• Short exercise
Working from the data below, reproduce exactly the lines starting at the one that holds "Give me the TikZ source for this diagram." and ending at the one that holds "Recreate this image". Pictures are excluded.

• Charts and diagrams as code
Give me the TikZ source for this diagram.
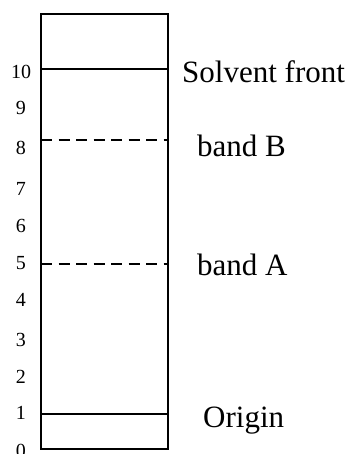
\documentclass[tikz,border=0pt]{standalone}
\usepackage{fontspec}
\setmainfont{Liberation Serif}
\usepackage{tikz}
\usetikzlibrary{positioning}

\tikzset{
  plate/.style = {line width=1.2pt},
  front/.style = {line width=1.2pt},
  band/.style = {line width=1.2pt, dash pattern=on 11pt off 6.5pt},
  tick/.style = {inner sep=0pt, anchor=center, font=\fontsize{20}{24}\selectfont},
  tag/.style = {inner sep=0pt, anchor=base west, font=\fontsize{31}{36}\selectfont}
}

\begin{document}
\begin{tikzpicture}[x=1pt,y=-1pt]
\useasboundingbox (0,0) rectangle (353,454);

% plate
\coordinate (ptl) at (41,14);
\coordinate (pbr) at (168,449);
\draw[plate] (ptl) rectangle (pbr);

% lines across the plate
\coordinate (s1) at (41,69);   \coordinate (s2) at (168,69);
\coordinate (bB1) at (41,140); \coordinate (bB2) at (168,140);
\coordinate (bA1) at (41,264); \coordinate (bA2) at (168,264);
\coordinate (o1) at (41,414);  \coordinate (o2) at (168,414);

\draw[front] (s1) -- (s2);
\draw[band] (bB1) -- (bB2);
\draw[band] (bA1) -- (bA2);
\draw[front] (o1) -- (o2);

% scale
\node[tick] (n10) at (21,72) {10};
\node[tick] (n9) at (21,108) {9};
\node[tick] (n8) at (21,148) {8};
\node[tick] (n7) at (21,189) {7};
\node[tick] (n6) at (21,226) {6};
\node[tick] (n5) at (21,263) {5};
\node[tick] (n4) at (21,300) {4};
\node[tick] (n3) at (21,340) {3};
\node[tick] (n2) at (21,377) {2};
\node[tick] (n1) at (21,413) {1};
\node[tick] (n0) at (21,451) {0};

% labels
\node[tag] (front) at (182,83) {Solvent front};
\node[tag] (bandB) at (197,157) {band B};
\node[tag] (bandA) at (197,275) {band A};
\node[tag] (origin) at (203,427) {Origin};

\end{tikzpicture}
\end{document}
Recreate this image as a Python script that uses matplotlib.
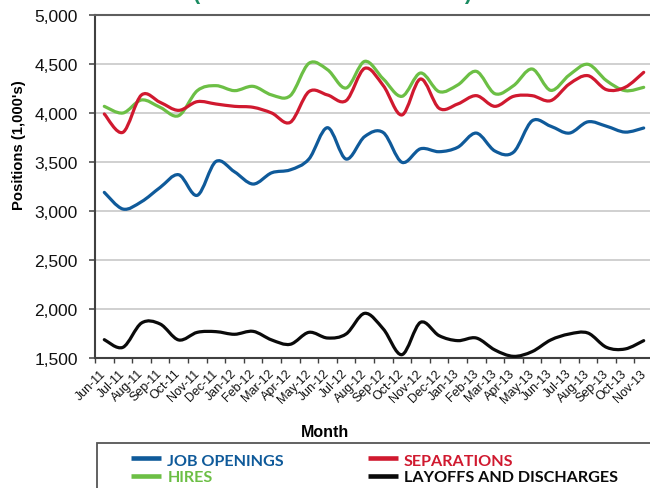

---

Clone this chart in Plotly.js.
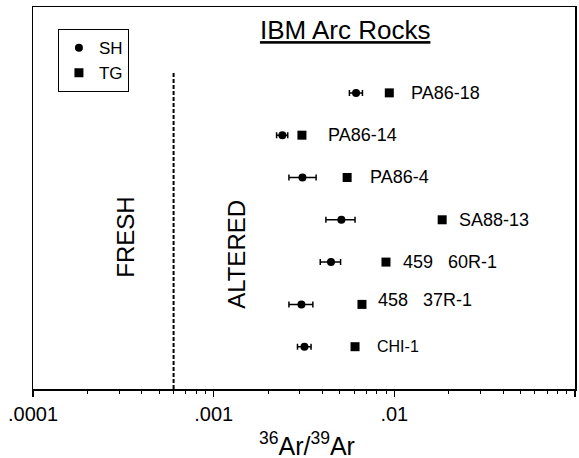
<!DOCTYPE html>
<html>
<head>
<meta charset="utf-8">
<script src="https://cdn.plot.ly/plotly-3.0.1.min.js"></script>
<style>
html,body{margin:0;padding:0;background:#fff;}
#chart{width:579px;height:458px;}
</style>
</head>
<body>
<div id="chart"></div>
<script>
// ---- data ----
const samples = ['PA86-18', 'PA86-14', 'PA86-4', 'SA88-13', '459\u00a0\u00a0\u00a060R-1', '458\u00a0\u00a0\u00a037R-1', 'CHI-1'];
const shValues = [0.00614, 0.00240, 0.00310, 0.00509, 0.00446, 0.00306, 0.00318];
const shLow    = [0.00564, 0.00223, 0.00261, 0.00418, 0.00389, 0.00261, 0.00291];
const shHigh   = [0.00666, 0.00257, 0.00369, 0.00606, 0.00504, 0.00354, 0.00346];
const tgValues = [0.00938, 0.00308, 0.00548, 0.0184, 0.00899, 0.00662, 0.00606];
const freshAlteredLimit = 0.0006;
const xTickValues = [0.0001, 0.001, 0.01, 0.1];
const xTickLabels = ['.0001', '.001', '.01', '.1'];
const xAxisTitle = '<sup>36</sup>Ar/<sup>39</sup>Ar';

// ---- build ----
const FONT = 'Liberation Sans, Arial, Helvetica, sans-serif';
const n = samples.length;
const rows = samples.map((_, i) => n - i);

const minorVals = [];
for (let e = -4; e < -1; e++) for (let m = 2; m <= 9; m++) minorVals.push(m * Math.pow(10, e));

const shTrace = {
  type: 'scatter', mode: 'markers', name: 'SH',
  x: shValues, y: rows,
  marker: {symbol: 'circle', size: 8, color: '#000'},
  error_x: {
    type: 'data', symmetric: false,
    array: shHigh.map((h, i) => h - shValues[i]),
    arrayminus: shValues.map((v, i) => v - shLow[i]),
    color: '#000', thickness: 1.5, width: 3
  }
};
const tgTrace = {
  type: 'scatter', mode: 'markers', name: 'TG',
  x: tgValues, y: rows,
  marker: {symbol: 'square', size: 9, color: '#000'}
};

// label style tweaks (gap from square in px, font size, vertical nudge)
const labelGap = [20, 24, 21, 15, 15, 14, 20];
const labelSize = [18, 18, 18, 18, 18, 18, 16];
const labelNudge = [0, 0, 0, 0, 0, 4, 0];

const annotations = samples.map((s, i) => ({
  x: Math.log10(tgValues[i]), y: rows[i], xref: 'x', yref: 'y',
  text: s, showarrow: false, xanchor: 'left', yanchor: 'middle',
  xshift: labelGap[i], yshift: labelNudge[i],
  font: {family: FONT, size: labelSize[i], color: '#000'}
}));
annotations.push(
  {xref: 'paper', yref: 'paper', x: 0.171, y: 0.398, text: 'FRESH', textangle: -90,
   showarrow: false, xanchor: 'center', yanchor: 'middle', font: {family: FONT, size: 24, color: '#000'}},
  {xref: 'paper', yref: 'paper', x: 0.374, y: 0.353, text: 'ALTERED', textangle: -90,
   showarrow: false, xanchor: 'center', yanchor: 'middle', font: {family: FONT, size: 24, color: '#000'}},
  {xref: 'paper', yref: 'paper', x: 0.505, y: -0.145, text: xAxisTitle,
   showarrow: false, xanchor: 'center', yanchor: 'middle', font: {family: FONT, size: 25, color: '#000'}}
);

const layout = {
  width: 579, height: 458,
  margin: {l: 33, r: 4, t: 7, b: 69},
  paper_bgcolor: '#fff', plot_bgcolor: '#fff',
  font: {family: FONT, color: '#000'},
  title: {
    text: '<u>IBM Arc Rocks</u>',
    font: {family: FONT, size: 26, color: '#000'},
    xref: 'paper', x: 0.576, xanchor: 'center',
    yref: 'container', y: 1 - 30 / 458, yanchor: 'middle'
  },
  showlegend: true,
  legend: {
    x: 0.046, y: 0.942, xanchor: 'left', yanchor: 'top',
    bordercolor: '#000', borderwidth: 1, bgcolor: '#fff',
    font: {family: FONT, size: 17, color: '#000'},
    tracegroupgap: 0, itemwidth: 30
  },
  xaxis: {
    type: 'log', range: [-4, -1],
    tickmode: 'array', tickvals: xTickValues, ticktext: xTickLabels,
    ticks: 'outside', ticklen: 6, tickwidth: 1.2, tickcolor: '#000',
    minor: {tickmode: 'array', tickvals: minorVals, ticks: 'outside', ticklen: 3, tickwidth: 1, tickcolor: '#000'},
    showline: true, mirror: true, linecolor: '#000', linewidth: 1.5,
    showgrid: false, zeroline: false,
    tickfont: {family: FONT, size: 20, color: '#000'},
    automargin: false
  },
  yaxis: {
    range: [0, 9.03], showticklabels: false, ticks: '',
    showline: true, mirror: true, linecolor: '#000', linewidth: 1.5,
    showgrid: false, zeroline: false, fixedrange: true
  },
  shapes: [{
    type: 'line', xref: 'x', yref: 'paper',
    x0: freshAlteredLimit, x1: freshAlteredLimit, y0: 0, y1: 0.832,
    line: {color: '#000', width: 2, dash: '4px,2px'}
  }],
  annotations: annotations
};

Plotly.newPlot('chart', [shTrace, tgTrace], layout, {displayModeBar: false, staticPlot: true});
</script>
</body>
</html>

• Correct answer
Give me the TikZ source for this diagram.
\documentclass[tikz,border=0pt]{standalone}
\usepackage{fontspec}
\setmainfont{Liberation Serif}
\usepackage{tikz}
\usetikzlibrary{positioning}

\tikzset{
  plate/.style = {line width=1.2pt},
  front/.style = {line width=1.2pt},
  band/.style = {line width=1.2pt, dash pattern=on 11pt off 6.5pt},
  tick/.style = {inner sep=0pt, anchor=center, font=\fontsize{20}{24}\selectfont},
  tag/.style = {inner sep=0pt, anchor=base west, font=\fontsize{31}{36}\selectfont}
}

\begin{document}
\begin{tikzpicture}[x=1pt,y=-1pt]
\useasboundingbox (0,0) rectangle (353,454);

% plate
\coordinate (ptl) at (41,14);
\coordinate (pbr) at (168,449);
\draw[plate] (ptl) rectangle (pbr);

% lines across the plate
\coordinate (s1) at (41,69);   \coordinate (s2) at (168,69);
\coordinate (bB1) at (41,140); \coordinate (bB2) at (168,140);
\coordinate (bA1) at (41,264); \coordinate (bA2) at (168,264);
\coordinate (o1) at (41,414);  \coordinate (o2) at (168,414);

\draw[front] (s1) -- (s2);
\draw[band] (bB1) -- (bB2);
\draw[band] (bA1) -- (bA2);
\draw[front] (o1) -- (o2);

% scale
\node[tick] (n10) at (21,72) {10};
\node[tick] (n9) at (21,108) {9};
\node[tick] (n8) at (21,148) {8};
\node[tick] (n7) at (21,189) {7};
\node[tick] (n6) at (21,226) {6};
\node[tick] (n5) at (21,263) {5};
\node[tick] (n4) at (21,300) {4};
\node[tick] (n3) at (21,340) {3};
\node[tick] (n2) at (21,377) {2};
\node[tick] (n1) at (21,413) {1};
\node[tick] (n0) at (21,451) {0};

% labels
\node[tag] (front) at (182,83) {Solvent front};
\node[tag] (bandB) at (197,157) {band B};
\node[tag] (bandA) at (197,275) {band A};
\node[tag] (origin) at (203,427) {Origin};

\end{tikzpicture}
\end{document}
Recreate this image as a Python script that uses matplotlib.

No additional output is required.